Set exercise =>
Go through the material and write it all out exactly, minus the pictures.

Collected data =>

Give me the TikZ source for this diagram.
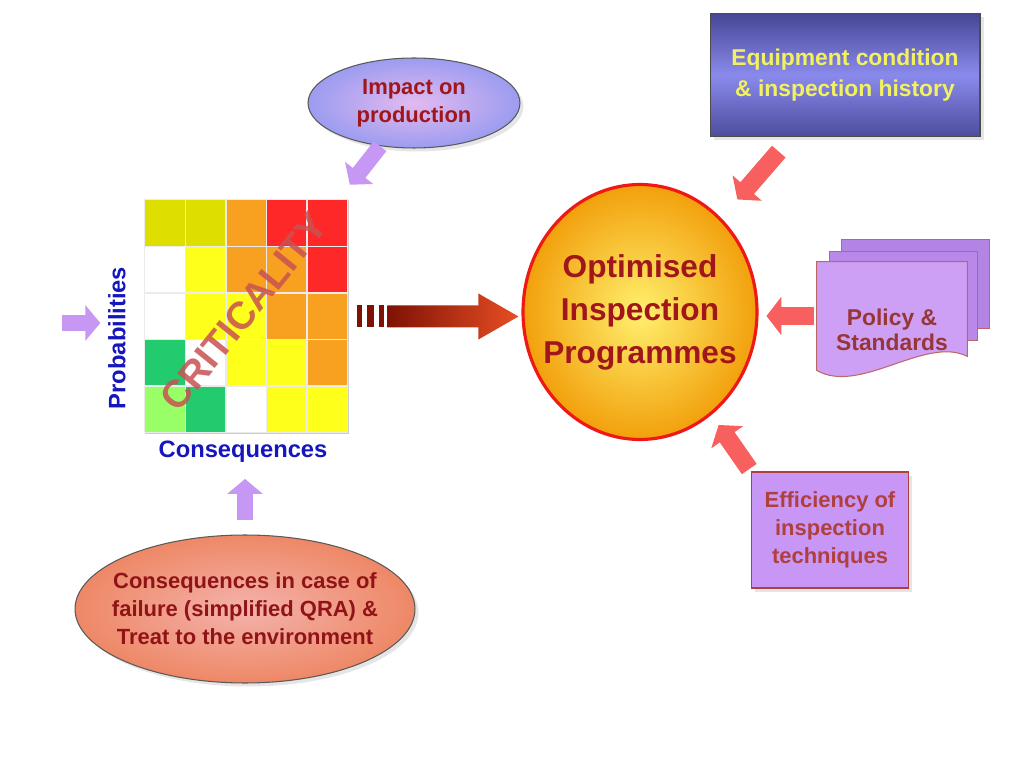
\documentclass[tikz,border=0pt]{standalone}
\usepackage{fontspec}
\setmainfont{Liberation Sans}
\definecolor{lavfill}{RGB}{156,156,240}
\definecolor{lavmid}{RGB}{226,186,240}
\definecolor{wine}{RGB}{160,22,26}
\definecolor{navyA}{RGB}{70,70,150}
\definecolor{navyB}{RGB}{138,138,236}
\definecolor{lemon}{RGB}{242,242,96}
\definecolor{hubedge}{RGB}{240,24,20}
\definecolor{hubin}{RGB}{255,240,110}
\definecolor{hubout}{RGB}{242,160,12}
\definecolor{lilac}{RGB}{200,150,244}
\definecolor{lilacdk}{RGB}{178,132,228}
\definecolor{rosered}{RGB}{176,64,64}
\definecolor{salmon}{RGB}{238,136,102}
\definecolor{salmonin}{RGB}{244,178,172}
\definecolor{pointer}{RGB}{198,152,244}
\definecolor{coral}{RGB}{248,96,96}
\definecolor{deepred}{RGB}{126,18,4}
\definecolor{flame}{RGB}{232,78,36}
\definecolor{royal}{RGB}{22,22,190}
\definecolor{critred}{RGB}{200,82,82}
\definecolor{cOlive}{RGB}{222,222,0}
\definecolor{cYellow}{RGB}{255,255,28}
\definecolor{cOrange}{RGB}{248,160,32}
\definecolor{cRed}{RGB}{255,40,40}
\definecolor{cGreen}{RGB}{34,204,110}
\definecolor{cLime}{RGB}{152,255,102}
\usetikzlibrary{arrows.meta, calc, shapes.geometric, shadows}
\tikzset{
	oval/.style={ellipse, draw=black!65, line width=0.6pt, inner sep=0pt, align=center, drop shadow={opacity=0.2, shadow xshift=2pt, shadow yshift=-2pt}},
	panel/.style={rectangle, draw=black!70, line width=0.6pt, inner sep=0pt, align=center, top color=navyA, bottom color=navyA!90!navyB, middle color=navyB, minimum width=5.4cm, minimum height=2.46cm, text=lemon, font=\bfseries\fontsize{13}{18}\selectfont, drop shadow={opacity=0.2, shadow xshift=2pt, shadow yshift=-2pt}},
	hub/.style={ellipse, draw=hubedge, line width=1.8pt, inner xsep=-8.5pt, inner ysep=0pt, align=center, inner color=hubin, outer color=hubout, minimum width=4.68cm, minimum height=5.1cm, text=wine, font=\bfseries\fontsize{18}{24.5}\selectfont},
	card/.style={rectangle, draw=rosered, line width=0.6pt, inner sep=0pt, align=center, fill=lilac, minimum width=3.14cm, minimum height=2.32cm, text=rosered, font=\bfseries\fontsize{12.5}{16}\selectfont, drop shadow={opacity=0.2, shadow xshift=2pt, shadow yshift=-2pt}},
	docfront/.style={draw=rosered!80, line width=0.6pt, fill=lilac!90!white},
	docback/.style={draw=rosered!80, line width=0.6pt, fill=lilacdk},
	matbox/.style={rectangle, draw=black!20, inner sep=0pt, minimum width=4.06cm, minimum height=4.66cm},
	cell/.style={draw=black!8, line width=0.8pt},
	critlabel/.style={text=critred, opacity=0.85, font=\bfseries\fontsize{22}{24}\selectfont},
	axislabel/.style={text=royal, font=\bfseries\fontsize{13.5}{15}\selectfont},
	lavarrow/.style={draw=pointer, line width=0.32cm, -{Triangle[width=0.7cm, length=0.3cm]}},
	redarrow/.style={draw=coral, line width=0.36cm, -{Triangle[width=0.76cm, length=0.3cm]}},
}
\begin{document}
\begin{tikzpicture}[x=0.02cm, y=-0.02cm]
	\useasboundingbox[fill=white] (0,0) rectangle (1034,776);
	% criticality matrix
	\node[matbox] (mat) at (246.5,316.5) {};
	\foreach \clr [count=\k from 0] in {cOlive,cOlive,cOrange,cRed,cRed, white,cYellow,cOrange,cOrange,cRed, white,cYellow,cYellow,cOrange,cOrange, cGreen,white,cYellow,cYellow,cOrange, cLime,cGreen,white,cYellow,cYellow}{
		\pgfmathtruncatemacro{\cx}{mod(\k,5)}
		\pgfmathtruncatemacro{\cy}{div(\k,5)}
		\filldraw[cell, fill=\clr] ($(mat.north west)+(\cx*40.6,\cy*46.6)$) rectangle ++(40.6,46.6);
	}
	\node[critlabel, rotate=51] (crit) at (244,312) {CRITICALITY};
	\node[axislabel, rotate=90] (problbl) at (117,338) {Probabilities};
	\node[axislabel] (conslbl) at (243,452) {Consequences};
	% inputs
	\node[oval, minimum width=4.24cm, minimum height=1.8cm, inner color=lavmid, outer color=lavfill, text=wine, font=\bfseries\fontsize{12.5}{16}\selectfont] (impact) at (414,103) {Impact on\\production};
	\node[oval, inner xsep=-7.4pt, minimum width=6.8cm, minimum height=2.96cm, inner color=salmonin, outer color=salmon, text=wine!90!black, font=\bfseries\fontsize{12.5}{16}\selectfont] (consoval) at (245,609) {Consequences in case of\\failure (simplified QRA) \&\\Treat to the environment};
	\node[hub] (prog) at (640,312) {Optimised\\Inspection\\Programmes};
	\node[panel] (equip) at (845,75) {Equipment condition\\\& inspection history};
	\node[card] (eff) at (830,530) {Efficiency of\\inspection\\techniques};
	% policy documents
	\node[minimum width=3cm, minimum height=2.16cm, inner sep=0pt] (policy) at (892,316) {};
	\filldraw[docback] ($(policy.north west)+(25,-22)$) rectangle ($(policy.south east)+(22,-42)$);
	\filldraw[docback, fill=lilacdk!70!lilac] ($(policy.north west)+(13,-10)$) rectangle ($(policy.south east)+(10,-30)$);
	\filldraw[docfront] (policy.north west) -- (policy.north east) -- ($(policy.south east)+(0,-14)$) .. controls ($(policy.south east)+(-42,-35)$) and ($(policy.south west)+(43,25)$) .. (policy.south west) -- cycle;
	\node[text=rosered!85!black, align=center, font=\bfseries\fontsize{13}{14.5}\selectfont] (policylbl) at (892,330) {Policy \&\\Standards};
	% arrows
	\coordinate (probin) at (62,323);
	\draw[lavarrow, shorten >=1pt] (probin) -- (probin -| problbl.north);
	\draw[lavarrow, shorten >=10.8pt] (impact) -- (mat);
	\draw[lavarrow, shorten <=8.5pt, shorten >=5.7pt] (consoval.north) -- (consoval.north |- conslbl.south);
	\draw[redarrow, shorten <=11pt, shorten >=14pt] (equip) -- (prog);
	\draw[redarrow, shorten <=1.7pt, shorten >=4.5pt] (policy.west) -- (policy.west -| prog.east);
	\draw[redarrow, shorten <=1.7pt, shorten >=7pt] (eff.north west) -- (prog);
	\coordinate (bs) at ($(mat.east)+(39,0)$);
	\coordinate (tip) at ($(mat.east -| prog.west)+(-3,0)$);
	\coordinate (hb) at ($(tip)+(-40,0)$);
	\shade[left color=deepred, right color=flame] ($(bs)+(0,-11)$) -- ($(hb)+(0,-11)$) -- ($(hb)+(0,-23)$) -- (tip) -- ($(hb)+(0,23)$) -- ($(hb)+(0,11)$) -- ($(bs)+(0,11)$) -- cycle;
	\foreach \a/\b in {9/14, 19/26, 31/36}
		\fill[deepred] ($(mat.east)+(\a,-11)$) rectangle ($(mat.east)+(\b,11)$);
\end{tikzpicture}
\end{document}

Reply to the task =>
Give me the TikZ source for this diagram.
\documentclass[tikz,border=0pt]{standalone}
\usepackage{fontspec}
\setmainfont{Liberation Sans}
\definecolor{lavfill}{RGB}{156,156,240}
\definecolor{lavmid}{RGB}{226,186,240}
\definecolor{wine}{RGB}{160,22,26}
\definecolor{navyA}{RGB}{70,70,150}
\definecolor{navyB}{RGB}{138,138,236}
\definecolor{lemon}{RGB}{242,242,96}
\definecolor{hubedge}{RGB}{240,24,20}
\definecolor{hubin}{RGB}{255,240,110}
\definecolor{hubout}{RGB}{242,160,12}
\definecolor{lilac}{RGB}{200,150,244}
\definecolor{lilacdk}{RGB}{178,132,228}
\definecolor{rosered}{RGB}{176,64,64}
\definecolor{salmon}{RGB}{238,136,102}
\definecolor{salmonin}{RGB}{244,178,172}
\definecolor{pointer}{RGB}{198,152,244}
\definecolor{coral}{RGB}{248,96,96}
\definecolor{deepred}{RGB}{126,18,4}
\definecolor{flame}{RGB}{232,78,36}
\definecolor{royal}{RGB}{22,22,190}
\definecolor{critred}{RGB}{200,82,82}
\definecolor{cOlive}{RGB}{222,222,0}
\definecolor{cYellow}{RGB}{255,255,28}
\definecolor{cOrange}{RGB}{248,160,32}
\definecolor{cRed}{RGB}{255,40,40}
\definecolor{cGreen}{RGB}{34,204,110}
\definecolor{cLime}{RGB}{152,255,102}
\usetikzlibrary{arrows.meta, calc, shapes.geometric, shadows}
\tikzset{
	oval/.style={ellipse, draw=black!65, line width=0.6pt, inner sep=0pt, align=center, drop shadow={opacity=0.2, shadow xshift=2pt, shadow yshift=-2pt}},
	panel/.style={rectangle, draw=black!70, line width=0.6pt, inner sep=0pt, align=center, top color=navyA, bottom color=navyA!90!navyB, middle color=navyB, minimum width=5.4cm, minimum height=2.46cm, text=lemon, font=\bfseries\fontsize{13}{18}\selectfont, drop shadow={opacity=0.2, shadow xshift=2pt, shadow yshift=-2pt}},
	hub/.style={ellipse, draw=hubedge, line width=1.8pt, inner xsep=-8.5pt, inner ysep=0pt, align=center, inner color=hubin, outer color=hubout, minimum width=4.68cm, minimum height=5.1cm, text=wine, font=\bfseries\fontsize{18}{24.5}\selectfont},
	card/.style={rectangle, draw=rosered, line width=0.6pt, inner sep=0pt, align=center, fill=lilac, minimum width=3.14cm, minimum height=2.32cm, text=rosered, font=\bfseries\fontsize{12.5}{16}\selectfont, drop shadow={opacity=0.2, shadow xshift=2pt, shadow yshift=-2pt}},
	docfront/.style={draw=rosered!80, line width=0.6pt, fill=lilac!90!white},
	docback/.style={draw=rosered!80, line width=0.6pt, fill=lilacdk},
	matbox/.style={rectangle, draw=black!20, inner sep=0pt, minimum width=4.06cm, minimum height=4.66cm},
	cell/.style={draw=black!8, line width=0.8pt},
	critlabel/.style={text=critred, opacity=0.85, font=\bfseries\fontsize{22}{24}\selectfont},
	axislabel/.style={text=royal, font=\bfseries\fontsize{13.5}{15}\selectfont},
	lavarrow/.style={draw=pointer, line width=0.32cm, -{Triangle[width=0.7cm, length=0.3cm]}},
	redarrow/.style={draw=coral, line width=0.36cm, -{Triangle[width=0.76cm, length=0.3cm]}},
}
\begin{document}
\begin{tikzpicture}[x=0.02cm, y=-0.02cm]
	\useasboundingbox[fill=white] (0,0) rectangle (1034,776);
	% criticality matrix
	\node[matbox] (mat) at (246.5,316.5) {};
	\foreach \clr [count=\k from 0] in {cOlive,cOlive,cOrange,cRed,cRed, white,cYellow,cOrange,cOrange,cRed, white,cYellow,cYellow,cOrange,cOrange, cGreen,white,cYellow,cYellow,cOrange, cLime,cGreen,white,cYellow,cYellow}{
		\pgfmathtruncatemacro{\cx}{mod(\k,5)}
		\pgfmathtruncatemacro{\cy}{div(\k,5)}
		\filldraw[cell, fill=\clr] ($(mat.north west)+(\cx*40.6,\cy*46.6)$) rectangle ++(40.6,46.6);
	}
	\node[critlabel, rotate=51] (crit) at (244,312) {CRITICALITY};
	\node[axislabel, rotate=90] (problbl) at (117,338) {Probabilities};
	\node[axislabel] (conslbl) at (243,452) {Consequences};
	% inputs
	\node[oval, minimum width=4.24cm, minimum height=1.8cm, inner color=lavmid, outer color=lavfill, text=wine, font=\bfseries\fontsize{12.5}{16}\selectfont] (impact) at (414,103) {Impact on\\production};
	\node[oval, inner xsep=-7.4pt, minimum width=6.8cm, minimum height=2.96cm, inner color=salmonin, outer color=salmon, text=wine!90!black, font=\bfseries\fontsize{12.5}{16}\selectfont] (consoval) at (245,609) {Consequences in case of\\failure (simplified QRA) \&\\Treat to the environment};
	\node[hub] (prog) at (640,312) {Optimised\\Inspection\\Programmes};
	\node[panel] (equip) at (845,75) {Equipment condition\\\& inspection history};
	\node[card] (eff) at (830,530) {Efficiency of\\inspection\\techniques};
	% policy documents
	\node[minimum width=3cm, minimum height=2.16cm, inner sep=0pt] (policy) at (892,316) {};
	\filldraw[docback] ($(policy.north west)+(25,-22)$) rectangle ($(policy.south east)+(22,-42)$);
	\filldraw[docback, fill=lilacdk!70!lilac] ($(policy.north west)+(13,-10)$) rectangle ($(policy.south east)+(10,-30)$);
	\filldraw[docfront] (policy.north west) -- (policy.north east) -- ($(policy.south east)+(0,-14)$) .. controls ($(policy.south east)+(-42,-35)$) and ($(policy.south west)+(43,25)$) .. (policy.south west) -- cycle;
	\node[text=rosered!85!black, align=center, font=\bfseries\fontsize{13}{14.5}\selectfont] (policylbl) at (892,330) {Policy \&\\Standards};
	% arrows
	\coordinate (probin) at (62,323);
	\draw[lavarrow, shorten >=1pt] (probin) -- (probin -| problbl.north);
	\draw[lavarrow, shorten >=10.8pt] (impact) -- (mat);
	\draw[lavarrow, shorten <=8.5pt, shorten >=5.7pt] (consoval.north) -- (consoval.north |- conslbl.south);
	\draw[redarrow, shorten <=11pt, shorten >=14pt] (equip) -- (prog);
	\draw[redarrow, shorten <=1.7pt, shorten >=4.5pt] (policy.west) -- (policy.west -| prog.east);
	\draw[redarrow, shorten <=1.7pt, shorten >=7pt] (eff.north west) -- (prog);
	\coordinate (bs) at ($(mat.east)+(39,0)$);
	\coordinate (tip) at ($(mat.east -| prog.west)+(-3,0)$);
	\coordinate (hb) at ($(tip)+(-40,0)$);
	\shade[left color=deepred, right color=flame] ($(bs)+(0,-11)$) -- ($(hb)+(0,-11)$) -- ($(hb)+(0,-23)$) -- (tip) -- ($(hb)+(0,23)$) -- ($(hb)+(0,11)$) -- ($(bs)+(0,11)$) -- cycle;
	\foreach \a/\b in {9/14, 19/26, 31/36}
		\fill[deepred] ($(mat.east)+(\a,-11)$) rectangle ($(mat.east)+(\b,11)$);
\end{tikzpicture}
\end{document}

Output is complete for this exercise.